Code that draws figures
◆ ◆ ◆ ◆ ◆ ◆ ◆
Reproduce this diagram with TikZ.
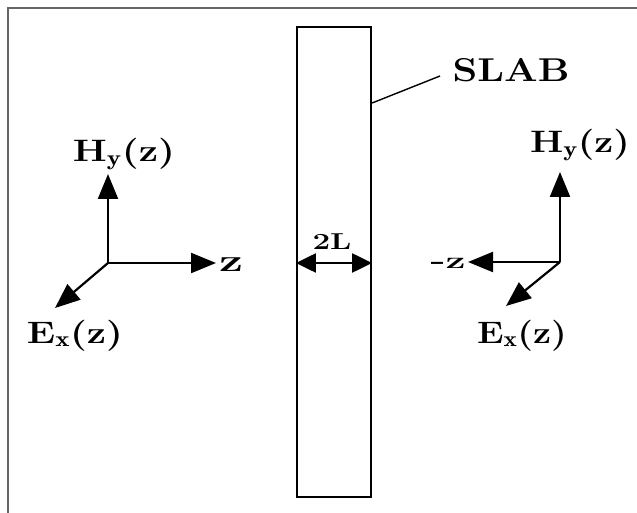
\documentclass[tikz,border=0pt]{standalone}
\usepackage{fontspec}
\usetikzlibrary{arrows.meta}
\newcommand{\wid}[2]{\resizebox{#1pt}{\height}{#2}}
\begin{document}
\begin{tikzpicture}[x=1pt,y=-1pt,
  frame/.style={draw=black!60,line width=1.2pt},
  slabline/.style={draw=black,line width=2.2pt},
  vec/.style={line width=2.2pt,-{Triangle[length=25pt,width=20pt]}},
  dbl/.style={line width=2.2pt,{Triangle[length=20pt,width=19pt]}-{Triangle[length=20pt,width=19pt]}},
  lab/.style={font=\fontsize{31}{34}\selectfont\bfseries,inner sep=0pt,anchor=base},
  big/.style={font=\fontsize{33}{36}\selectfont\bfseries,inner sep=0pt,anchor=base},
  small/.style={font=\fontsize{23}{26}\selectfont\bfseries,inner sep=0pt,anchor=base}]
\useasboundingbox (0,0) rectangle (637,513);
% partial frame
\draw[frame] (8,513) -- (8,8) -- (637,8);
% slab
\node[slabline,minimum width=74pt,minimum height=470pt,inner sep=0pt] (slab) at (334,262) {};
% SLAB label and leader
\node[big] (slabtxt) at (511,82) {\wid{117}{SLAB}};
\coordinate (lead) at (440,76);
\draw[line width=1.4pt] (lead) -- (slab.east |- 0,103);
% 2L dimension
\node[small] (twoL) at (332,250) {\wid{39}{2L}};
\draw[dbl] (slab.west |- 0,263) -- (slab.east |- 0,263);
% left axes
\coordinate (o1) at (108,263);
\coordinate (h1) at (108,174);
\coordinate (z1) at (216,263);
\coordinate (e1) at (55,308);
\draw[vec] (o1) -- (h1);
\draw[vec] (o1) -- (z1);
\draw[vec] (o1) -- (e1);
\node[lab] (H1) at (124,162) {\wid{102}{H$_{\mathbf{y}}$(z)}};
\node[lab] (zl) at (231,272) {\wid{24}{z}};
\node[lab] (E1) at (75,343) {\wid{96}{E$_{\mathbf{x}}$(z)}};
% right axes
\coordinate (o2) at (560,262);
\coordinate (h2) at (560,172);
\coordinate (z2) at (468,262);
\coordinate (e2) at (506,306);
\draw[vec] (o2) -- (h2);
\draw[vec] (o2) -- (z2);
\draw[vec] (o2) -- (e2);
\node[lab] (H2) at (580,153) {\wid{100}{H$_{\mathbf{y}}$(z)}};
\node[small] (zr) at (448,268) {\wid{35}{-z}};
\node[lab] (E2) at (522,343) {\wid{90}{E$_{\mathbf{x}}$(z)}};
\end{tikzpicture}
\end{document}
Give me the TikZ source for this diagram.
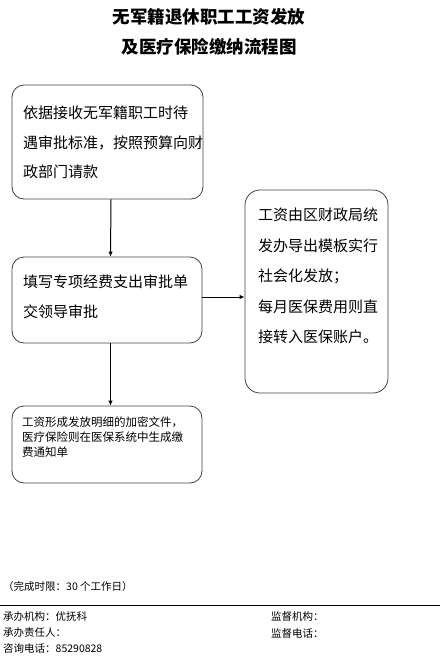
\documentclass[tikz,border=0pt]{standalone}
\usepackage{fontspec}
\newfontfamily\cjk{Noto Sans CJK SC}
\usetikzlibrary{arrows.meta}
\tikzset{
  box/.style={draw=black!75, line width=0.8pt, rounded corners=12pt, inner sep=0pt},
  txt/.style={anchor=west, align=left, inner sep=0pt, text=black},
  arr/.style={draw=black, line width=1pt, -{Latex[length=5pt,width=4.5pt]}},
  foot/.style={anchor=west, inner sep=0pt, font=\cjk\fontsize{10.5}{12}\selectfont}
}
\begin{document}
\begin{tikzpicture}[x=1pt,y=-1pt]
\useasboundingbox (0,0) rectangle (440,659);
% title
\node[inner sep=0pt, font=\cjk\bfseries\fontsize{17.5}{20}\selectfont] (title1) at (209,17) {无军籍退休职工工资发放};
\node[inner sep=0pt, font=\cjk\bfseries\fontsize{17.5}{20}\selectfont] (title2) at (209,47) {及医疗保险缴纳流程图};
% boxes
\node[box, minimum width=191pt, minimum height=114pt] (b1) at (107.5,142) {};
\node[txt, font=\cjk\fontsize{15}{29.5}\selectfont] (t1) at (23,142.5) {依据接收无军籍职工时待\\遇审批标准，按照预算向财\\政部门请款};
\node[box, minimum width=190pt, minimum height=86pt] (b2) at (107,300) {};
\node[txt, font=\cjk\fontsize{15}{30}\selectfont] (t2) at (23,297) {填写专项经费支出审批单\\交领导审批};
\node[box, rounded corners=15pt, minimum width=143pt, minimum height=203pt] (b3) at (316.5,291.5) {};
\node[txt, font=\cjk\fontsize{15}{30.4}\selectfont] (t3) at (258,276) {工资由区财政局统\\发办导出模板实行\\社会化发放；\\每月医保费用则直\\接转入医保账户。};
\node[box, minimum width=190pt, minimum height=77pt] (b4) at (107,444.5) {};
\node[txt, font=\cjk\fontsize{11.5}{15}\selectfont] (t4) at (22,436.7) {工资形成发放明细的加密文件，\\医疗保险则在医保系统中生成缴\\费通知单};
% connectors
\draw[arr] ([xshift=3.5pt]b1.south) -- ([xshift=3.5pt]b2.north);
\draw[arr] ([xshift=3.5pt]b2.south) -- ([xshift=3.5pt]b4.north);
\draw[arr] ([yshift=3pt]b2.east) -- ([yshift=3pt]b2.east -| b3.west);
% footer
\node[foot] (limit) at (3,587) {（完成时限：30 个工作日）};
\coordinate (hl) at (0,605);
\coordinate (hr) at (440,605);
\draw[line width=0.8pt] (hl) -- (hr);
\node[foot] (f1) at (3,617) {承办机构：优抚科};
\node[foot] (f2) at (3,633) {承办责任人：};
\node[foot] (f3) at (3,649) {咨询电话：85290828};
\node[foot] (f4) at (271,617) {监督机构：};
\node[foot] (f5) at (271,633) {监督电话：};
\end{tikzpicture}
\end{document}
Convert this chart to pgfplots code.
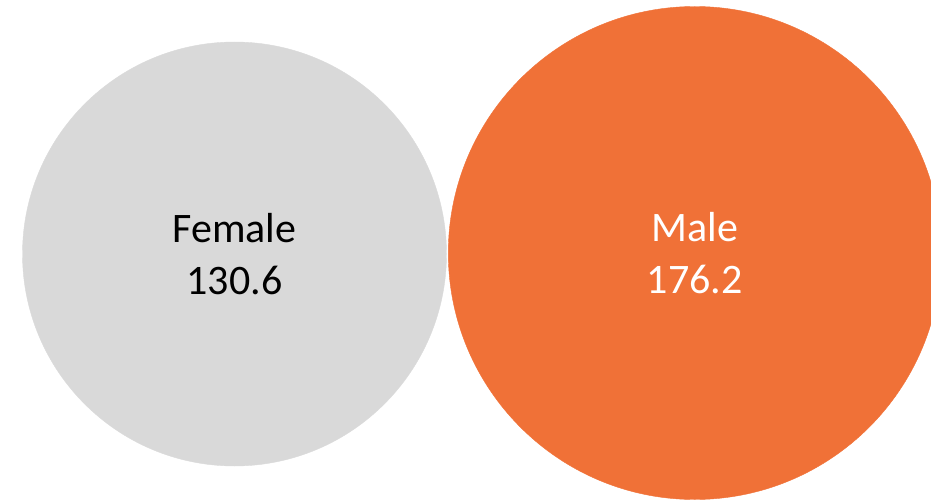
\documentclass[border=0pt]{standalone}
\usepackage{pgfplots}
\pgfplotsset{compat=1.18}
\usepackage{fontspec}
\setmainfont{Carlito}
\definecolor{femgray}{HTML}{D9D9D9}
\definecolor{maleorange}{HTML}{F07137}
\begin{document}
\begin{tikzpicture}
\begin{axis}[
  width=931pt, height=499pt, scale only axis,
  xmin=0, xmax=931, ymin=0, ymax=499,
  hide axis, clip=true,
  /pgf/number format/assume math mode=true,
  /pgf/number format/.cd, fixed, fixed zerofill, precision=1,
]
\addplot[only marks, mark=*, mark size=212pt, color=femgray,
  mark options={draw=femgray, fill=femgray},
  point meta=explicit,
  nodes near coords={Female\\\pgfmathprintnumber{\pgfplotspointmeta}},
  every node near coord/.append style={anchor=center, align=center,
    font=\fontsize{42}{52}\selectfont, text=black}]
  coordinates {(234.5,245) [130.6]};
\addplot[only marks, mark=*, mark size=246.5pt, color=maleorange,
  mark options={draw=maleorange, fill=maleorange},
  point meta=explicit,
  nodes near coords={Male\\\pgfmathprintnumber{\pgfplotspointmeta}},
  every node near coord/.append style={anchor=center, align=center,
    font=\fontsize{42}{52}\selectfont, text=white}]
  coordinates {(694.8,246) [176.2]};
\end{axis}
\pgfresetboundingbox
\useasboundingbox (current axis.south west) rectangle (current axis.north east);
\end{tikzpicture}
\end{document}
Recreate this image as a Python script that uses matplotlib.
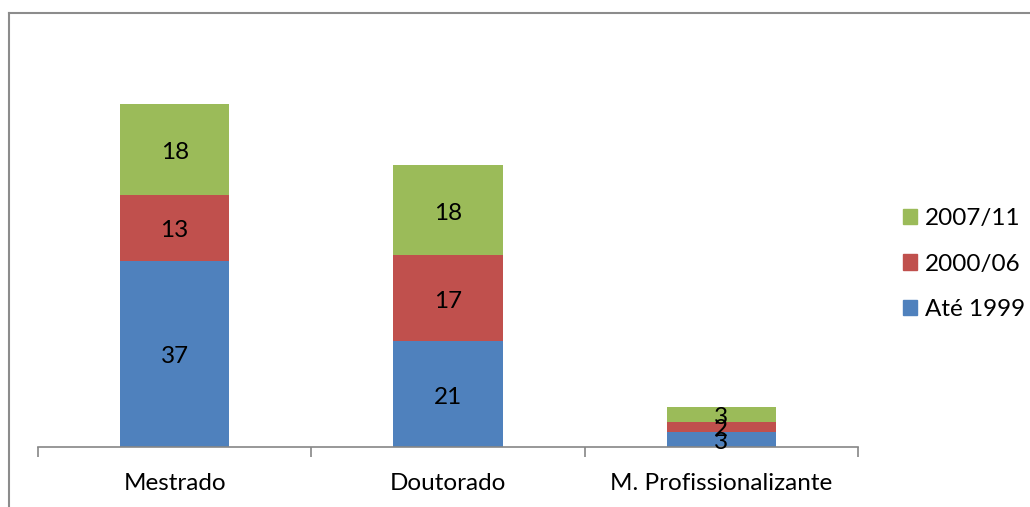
import matplotlib
matplotlib.use("Agg")
import matplotlib.pyplot as plt
from matplotlib.lines import Line2D
from matplotlib.patches import Patch

categories = ["Mestrado", "Doutorado", "M. Profissionalizante"]
series_names = ["Até 1999", "2000/06", "2007/11"]
ate_1999 = [37, 21, 3]
s2000_06 = [13, 17, 2]
s2007_11 = [18, 18, 3]
colors = ["#4F81BD", "#C0504D", "#9BBB59"]

plt.rcParams['font.family'] = ['Lato', 'DejaVu Sans']
W, H = 1030, 507
fig = plt.figure(figsize=(W/100, H/100), dpi=100)
ax = fig.add_axes([38/W, (H-447)/H, (858-38)/W, (447-44)/H])

x = list(range(len(categories)))
bottom = [0]*len(categories)
fs = 17.5
for vals, name, c in zip([ate_1999, s2000_06, s2007_11], series_names, colors):
    ax.bar(x, vals, width=0.4, bottom=bottom, color=c, label=name)
    for xi, v, b in zip(x, vals, bottom):
        ax.annotate(str(v), (xi, b + v/2), xytext=(0, -3), textcoords='offset pixels',
                    ha='center', va='center', fontsize=fs, color='black')
    bottom = [b + v for b, v in zip(bottom, vals)]

ax.set_xlim(-0.5, 2.5)
ax.set_ylim(0, 403/5.04)
for s in ['top', 'right', 'left']:
    ax.spines[s].set_visible(False)
ax.spines['bottom'].set_color('#868686')
ax.spines['bottom'].set_linewidth(1.2)
ax.set_yticks([])
ax.set_xticks([-0.5, 0.5, 1.5, 2.5], minor=False)
ax.set_xticklabels([])
ax.tick_params(axis='x', which='major', length=7, color='#868686', width=1.2, direction='out')
ax.set_xticks(x, minor=True)
ax.set_xticklabels(categories, minor=True, fontsize=fs)
ax.tick_params(axis='x', which='minor', length=0, pad=19)

handles = [Patch(color=c) for c in colors][::-1]
labels = series_names[::-1]
fig.legend(handles, labels, loc='center left', bbox_to_anchor=(893/W, 1-264/H),
           frameon=False, fontsize=fs, handlelength=0.6, handleheight=0.6,
           handletextpad=0.3, labelspacing=1.0, borderaxespad=0)

fig.add_artist(Line2D([9/W, 1.0], [1-13/H, 1-13/H], color='#8c8c8c', lw=1.5, transform=fig.transFigure))
fig.add_artist(Line2D([9/W, 9/W], [0, 1-13/H], color='#8c8c8c', lw=1.5, transform=fig.transFigure))

fig.savefig("out.png", dpi=100)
◆ ◆ ◆ ◆ ◆ ◆ ◆
• Requirement: From the listing above, restate verbatim the lines running from the one with "Convert this chart to pgfplots code." through the one with "from matplotlib.patches import Patch", inclusive, but not the pictures.

• Answer to the exercise:
Convert this chart to pgfplots code.
\documentclass[border=0pt]{standalone}
\usepackage{pgfplots}
\pgfplotsset{compat=1.18}
\usepackage{fontspec}
\setmainfont{Carlito}
\definecolor{femgray}{HTML}{D9D9D9}
\definecolor{maleorange}{HTML}{F07137}
\begin{document}
\begin{tikzpicture}
\begin{axis}[
  width=931pt, height=499pt, scale only axis,
  xmin=0, xmax=931, ymin=0, ymax=499,
  hide axis, clip=true,
  /pgf/number format/assume math mode=true,
  /pgf/number format/.cd, fixed, fixed zerofill, precision=1,
]
\addplot[only marks, mark=*, mark size=212pt, color=femgray,
  mark options={draw=femgray, fill=femgray},
  point meta=explicit,
  nodes near coords={Female\\\pgfmathprintnumber{\pgfplotspointmeta}},
  every node near coord/.append style={anchor=center, align=center,
    font=\fontsize{42}{52}\selectfont, text=black}]
  coordinates {(234.5,245) [130.6]};
\addplot[only marks, mark=*, mark size=246.5pt, color=maleorange,
  mark options={draw=maleorange, fill=maleorange},
  point meta=explicit,
  nodes near coords={Male\\\pgfmathprintnumber{\pgfplotspointmeta}},
  every node near coord/.append style={anchor=center, align=center,
    font=\fontsize{42}{52}\selectfont, text=white}]
  coordinates {(694.8,246) [176.2]};
\end{axis}
\pgfresetboundingbox
\useasboundingbox (current axis.south west) rectangle (current axis.north east);
\end{tikzpicture}
\end{document}
Recreate this image as a Python script that uses matplotlib.
import matplotlib
matplotlib.use("Agg")
import matplotlib.pyplot as plt
from matplotlib.lines import Line2D
from matplotlib.patches import Patch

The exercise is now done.